Bezos Earth Fund Announces $22.8 Million for Locally Led Restoration in Africa

The Bezos Earth Fund has revealed a commitment of $22.8 million to expedite the rejuvenation of two significant African ecosystems crucial for carbon capture, biodiversity preservation, and human welfare: the Greater Rift Valley in Kenya and the Lake Kivu and Rusizi River Basin spanning the Democratic Republic of Congo, Rwanda, and Burundi.

This funding announcement was made by Andrew Steer, President and CEO of the Bezos Earth Fund, during the Africa Climate Summit held in Nairobi, Kenya. Earlier, Her Excellency Mrs. Rachel Ruto, the First Lady of Kenya, and Her Excellency Pastor Dr. Dorcas Rigathi, the Second Lady of Kenya, stressed the pivotal role of restoration in empowering vulnerable communities to revitalize their surroundings and livelihoods. First Lady Ruto put forth an ambitious vision to enlist African First Ladies as advocates for grassroots, women-led restoration efforts across the continent.

The funding is part of the Earth Fund’s $1 billion commitment to landscape restoration globally. It also adds to the $42.2 million granted previously to accelerate Africa’s restoration movement, known as AFR100, and complements recent funding from The Audacious Project and Norway’s International Climate and Forest Initiative (NICFI).

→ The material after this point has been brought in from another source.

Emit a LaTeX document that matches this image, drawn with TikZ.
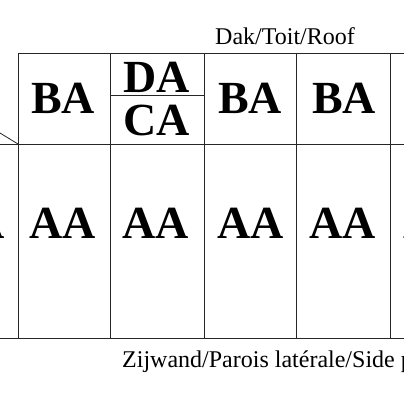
\documentclass[tikz,border=0pt]{standalone}
\usepackage{fontspec}
\setmainfont{Liberation Serif}
\usetikzlibrary{positioning}

\begin{document}
\begin{tikzpicture}[x=1pt,y=-1pt,
    grid/.style={draw=black!85,line width=0.8pt},
    code/.style={inner sep=0pt,font=\fontsize{46}{46}\selectfont\bfseries},
    caption/.style={inner sep=0pt,anchor=base west,font=\fontsize{24}{24}\selectfont}]
  \useasboundingbox (0,0) rectangle (404,404);
  \clip (0,0) rectangle (404,404);
  % panel grid
  \draw[grid] (18,53) -- (404,53);
  \draw[grid] (0,144) -- (404,144);
  \draw[grid] (0,338) -- (404,338);
  \foreach \x in {18,110,204,296,390}
    \draw[grid] (\x,53) -- (\x,338);
  \draw[grid] (110,95) -- (204,95);
  \draw[grid] (0,133) -- (18,144);
  % roof row
  \node[code] (ba1) at (63,98) {BA};
  \node[code] (da) at (157,77) {DA};
  \node[code] (ca) at (157,120) {CA};
  \node[code] (ba3) at (250,98) {BA};
  \node[code] (ba4) at (344,98) {BA};
  \node[code] (ba5) at (437,98) {BA};
  % side row
  \foreach \x [count=\i] in {-28.5,63,156,251,343,437}
    \node[code] (aa\i) at (\x,223) {AA};
  % captions
  \node[caption] (roof) at (215,45) {Dak/Toit/Roof};
  \node[caption] (side) at (122,367) {Zijwand/Parois latérale/Side p};
\end{tikzpicture}
\end{document}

The grants, currently undergoing the application process, will support the rehabilitation of 600,000 hectares of deteriorated land in two vital regions: the Greater Rift Valley, known for Kenya’s water resources and regional agricultural production, and the Lake Kivu and Rusizi River Basin, part of the world’s second-largest rainforest and home to five million people. This large-scale restoration effort has the potential to sequester 42 million metric tons of carbon dioxide equivalent by 2050, which is equivalent to removing more than 9.3 million gasoline-powered vehicles from the road each year.

The grants will encompass the following initiatives:

  1. Offering technical assistance to community groups and restoration enterprises in both regions. This support will focus on various aspects, including remote sensing, restoration techniques, nursery management, marketing, and financial management.
  2. Providing multi-year support for the organizational development of grassroots African restoration organizations.
  3. Strengthening the value chains for products and services generated through restoration, while also attracting development finance, public funds, and private investments into restoration projects and businesses.
  4. Conducting research and development to enhance the supply and quality of native tree seeds, which is currently a bottleneck in achieving annual tree planting targets in these landscapes.
  5. Monitoring changes in land cover and the impacts of restoration using data from the Land & Carbon Lab.

“Locally led and managed restoration efforts are more likely to deliver long term success and can bring climate and biodiversity benefits along with economic prosperity for communities. The bottom line is without local leadership, local wisdom, and passion, scaling restoration across Africa would be impossible,” said Wanjira Mathai, the Earth Fund’s advisor for Africa and Managing Director at the World Resources Institute. “Already, Africa is home to some of our planet’s greatest restoration successes, and this funding will support locally led restoration to re-green our beautiful African continent.”

“Africa is at the forefront of the restoration economy. Thousands of entrepreneurs across the continent are demonstrating that landscape restoration is not just good for the environment, but creates jobs and generates economic returns,” said Mamadou Diakhité, Head of the Climate Change and Environmental Sustainability Division at the African Union Development Agency (AUDA-NEPAD) and lead of the AFR100 Secretariat. “These kinds of green jobs are essential for Africa’s youth. Africa is a young continent and an entrepreneurial one. We are ready for investment.”

The grants currently in progress include partnerships with organizations such as the Albertine Rift Conservation Society (ARCOS), the Barka Fund, World Agroforestry, the Green Belt Movement, Maliasili, Rabo Foundation, and Regeneration. These collaborations aim to empower local actors, secure private investment, improve seed access, provide training, and facilitate the growth of community-based conservation and agroforestry projects in the specified regions.